I Am My Own Wife tells the rather remarkable but apparently true story of Charlotte von Mahlsdorf, a somewhat infamous East German cross-dresser born Lothar Berfelde in 1928. Charlotte, who lived as a woman, turned her lifelong obsession with 19th-century furniture and household items, particularly gramophones and Victrolas, into a museum whose basement housed a notorious gay bar. The principle narration concerns Charlotte's surviving the cruel tyranny of the Nazis and Communists, the Gestapo and the Stasi, and the East German secret police, all of whom were aware of her peculiar business dealings yet somehow left her mostly alone.

Whether Charlotte's stories — which include one about the day she murdered her abusive father, who was a Nazi — are true or not becomes an issue in Act Two of the play, as it did toward the end of Charlotte's life. I found myself caring less about the veracity of Charlotte's stories than I did about the entertaining and compelling way in which they were told by Bob Sorenson, who may spend the rest of his days appearing in one-man shows and never hear a peep of complaint from me.

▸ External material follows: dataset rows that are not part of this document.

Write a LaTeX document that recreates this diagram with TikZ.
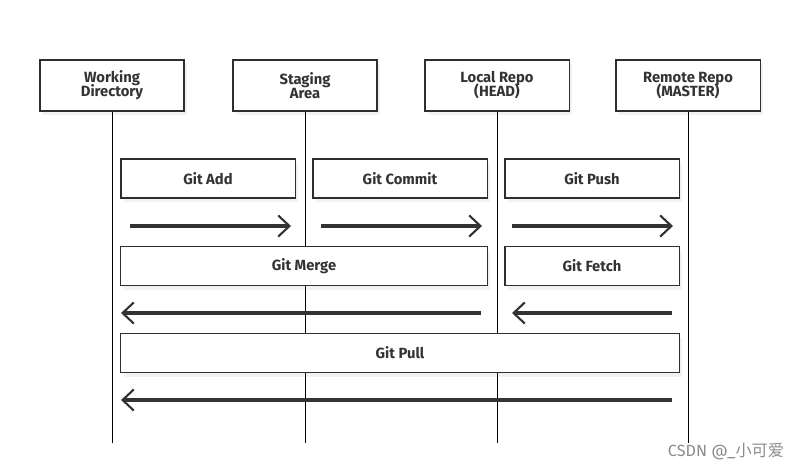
\documentclass[tikz,border=0pt]{standalone}
\usepackage{fontspec}
\setmainfont{Fira Sans}
\newfontfamily\cjkfont{Noto Sans CJK SC}
\usetikzlibrary{arrows.meta,shadows}
\definecolor{ink}{HTML}{333333}
\tikzset{
  box/.style={draw=ink!90!black,line width=0.75pt,fill=white,inner sep=0pt,align=center,
    text=ink,font={\fontsize{10.5}{10}\selectfont\bfseries\lineskiplimit=-5pt\relax},
    drop shadow={opacity=0.1,shadow xshift=2pt,shadow yshift=-3pt}},
  headbox/.style={box,minimum width=3.6cm,minimum height=1.275cm},
  opbox/.style={box,minimum height=0.975cm},
  lifeline/.style={draw=black,line width=0.6pt},
  flow/.style={draw=ink,line width=2.2pt,-{Straight Barb[length=8pt,width=15pt,line width=1.5pt]}}
}
\begin{document}
\begin{tikzpicture}[x=0.025cm,y=-0.025cm]
\useasboundingbox (0,0) rectangle (800,470);
% participants
\node (wd) at (112,85.5) [headbox]{Working\\Directory};
\node (sa) at (305,85.5) [headbox]{Staging\\Area};
\node (lr) at (497,85.5) [headbox]{Local Repo\\(HEAD)};
\node (rr) at (688,85.5) [headbox]{Remote Repo\\(MASTER)};
% lifelines
\coordinate (wd-end) at (112,443);
\coordinate (sa-end) at (305,443);
\coordinate (lr-end) at (497,443);
\coordinate (rr-end) at (688,443);
\draw[lifeline] (wd.south) -- (wd-end);
\draw[lifeline] (sa.south) -- (sa-end);
\draw[lifeline] (lr.south) -- (lr-end);
\draw[lifeline] (rr.south) -- (rr-end);
% operations
\node (add) at (208,178.5) [opbox,minimum width=4.35cm]{Git Add};
\node (commit) at (400,178.5) [opbox,minimum width=4.35cm]{Git Commit};
\node (push) at (592,178.5) [opbox,minimum width=4.35cm]{Git Push};
\node (merge) at (304,266) [opbox,minimum width=9.15cm]{Git Merge};
\node (fetch) at (592,266) [opbox,minimum width=4.35cm]{Git Fetch};
\node (pull) at (400,353) [opbox,minimum width=13.95cm]{Git Pull};
% arrows
\coordinate (a1) at (130,226); \coordinate (b1) at (291,226);
\coordinate (a2) at (321,226); \coordinate (b2) at (482,226);
\coordinate (a3) at (512,226); \coordinate (b3) at (673,226);
\coordinate (a4) at (481,313); \coordinate (b4) at (121,313);
\coordinate (a5) at (672,313); \coordinate (b5) at (512,313);
\coordinate (a6) at (672,400); \coordinate (b6) at (121,400);
\draw[flow] (a1) -- (b1);
\draw[flow] (a2) -- (b2);
\draw[flow] (a3) -- (b3);
\draw[flow] (a4) -- (b4);
\draw[flow] (a5) -- (b5);
\draw[flow] (a6) -- (b6);
\node (mark) at (726,452) [text=black!45,font=\fontsize{11.5}{12}\selectfont]{CSDN @\_{\cjkfont 小可爱}};
\end{tikzpicture}
\end{document}
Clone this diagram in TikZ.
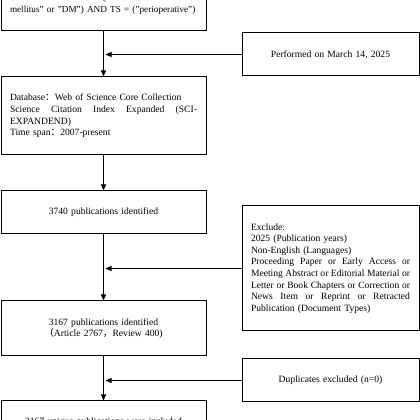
\documentclass[tikz,border=0pt]{standalone}
\usepackage{fontspec}
\setmainfont{Liberation Serif}
\newfontfamily\cjk{Noto Sans CJK SC}
\usetikzlibrary{arrows.meta,calc}
\newcommand{\jl}[2]{{\spaceskip=0pt\xspaceskip=0pt\makebox[#1][s]{#2}}}
\begin{document}
\begin{tikzpicture}[x=1pt,y=1pt,
  box/.style={draw=black, line width=1pt, rectangle, inner sep=0pt,
    font=\fontsize{9.6}{11.6}\selectfont, text=black},
  lbox/.style={box, minimum width=205pt, text width=187pt},
  rbox/.style={box, minimum width=177pt, text width=159pt},
  arr/.style={draw=black, line width=1pt, -{Triangle[length=6pt,width=5pt]}}]
\useasboundingbox (0,0) rectangle (420,420);
\clip (0,0) rectangle (420,420);
\fill[white] (0,0) rectangle (420,420);

\node[lbox, minimum height=54pt, align=left] (b1) at (103.5,416)
  {\jl{187pt}{Search Method: TS = ("diabetes" or "diabetes}\\\mbox{\fontsize{9.2}{11.6}\selectfont mellitus" or "DM") AND TS = ("perioperative")}};
\node[lbox, minimum height=78pt, align=left] (b2) at (103.5,304)
  {Database{\cjk ：}Web of Science Core Collection\\
   \jl{187pt}{Science Citation Index Expanded (SCI-}\\
   EXPANDEND)\\
   Time span{\cjk ：}2007-present};
\node[lbox, minimum height=43pt, align=center] (b3) at (103.5,207.5)
  {3740 publications identified};
\node[lbox, minimum height=55pt, align=center] (b4) at (103.5,91.5)
  {3167 publications identified\\{\cjk （}Article 2767{\cjk ，}Review 400)};
\node[lbox, minimum height=42pt, align=center] (b5) at (103.5,-2)
  {3167 unique publications were included};

\node[rbox, minimum height=43pt, align=center] (r1) at (330.5,365.5)
  {Performed on March 14, 2025};
\node[rbox, minimum height=125pt, align=left] (r2) at (330.5,151.5)
  {Exclude:\\
   2025 (Publication years)\\
   Non-English (Languages)\\
   \jl{159pt}{Proceeding Paper or Early Access or}\\
   \jl{159pt}{Meeting Abstract or Editorial Material or}\\
   \jl{159pt}{Letter or Book Chapters or Correction or}\\
   \jl{159pt}{News Item or Reprint or Retracted}\\
   Publication (Document Types)};
\node[rbox, minimum height=43pt, align=center] (r3) at (330.5,39.5)
  {Duplicates excluded (n=0)};

\draw[arr] (b1.south) -- (b2.north);
\draw[arr] (b2.south) -- (b3.north);
\draw[arr] (b3.south) -- (b4.north);
\draw[arr] (b4.south) -- (b5.north);
\draw[arr] (r1.west) -- ($(r1.west -| b1.south)+(2,0)$);
\draw[arr] (r2.west) -- ($(r2.west -| b1.south)+(2,0)$);
\draw[arr] (r3.west) -- ($(r3.west -| b1.south)+(2,0)$);
\end{tikzpicture}
\end{document}
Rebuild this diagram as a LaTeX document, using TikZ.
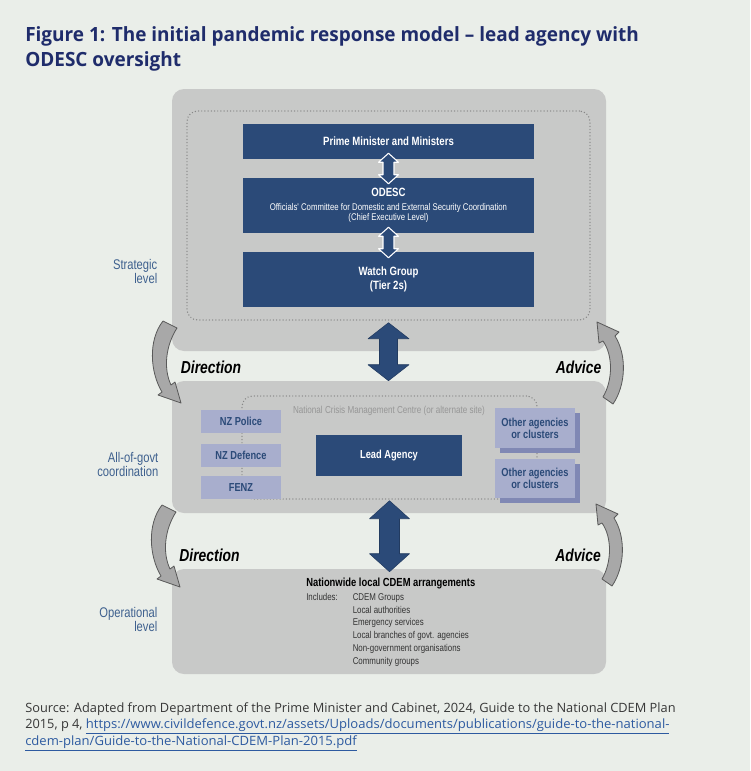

In Wife, Sorenson tackles some three dozen different characters, most of them fleetingly. It's his primary characters, von Mahlsdorf and playwright Doug Wright, with whom we spend the most time, and it is these two that Sorenson brings so vividly to life. No one who has seen Sorenson perform will be surprised to know that he does so here with uncanny timing and such a profound persuasiveness that I was able to forget the actor entirely — no mean feat when that actor is the idiosyncratic Sorenson. He embodies Charlotte so completely that, when he switched to another character — Wright, or his Texan pal John — it was as if Charlotte herself were mimicking those people for us in order to make her storytelling more colorful.

And yet it couldn't have been. Because Charlotte, who died five years ago during a visit to her own museum, has been brought utterly and completely back to life in this superb retelling of her life and times.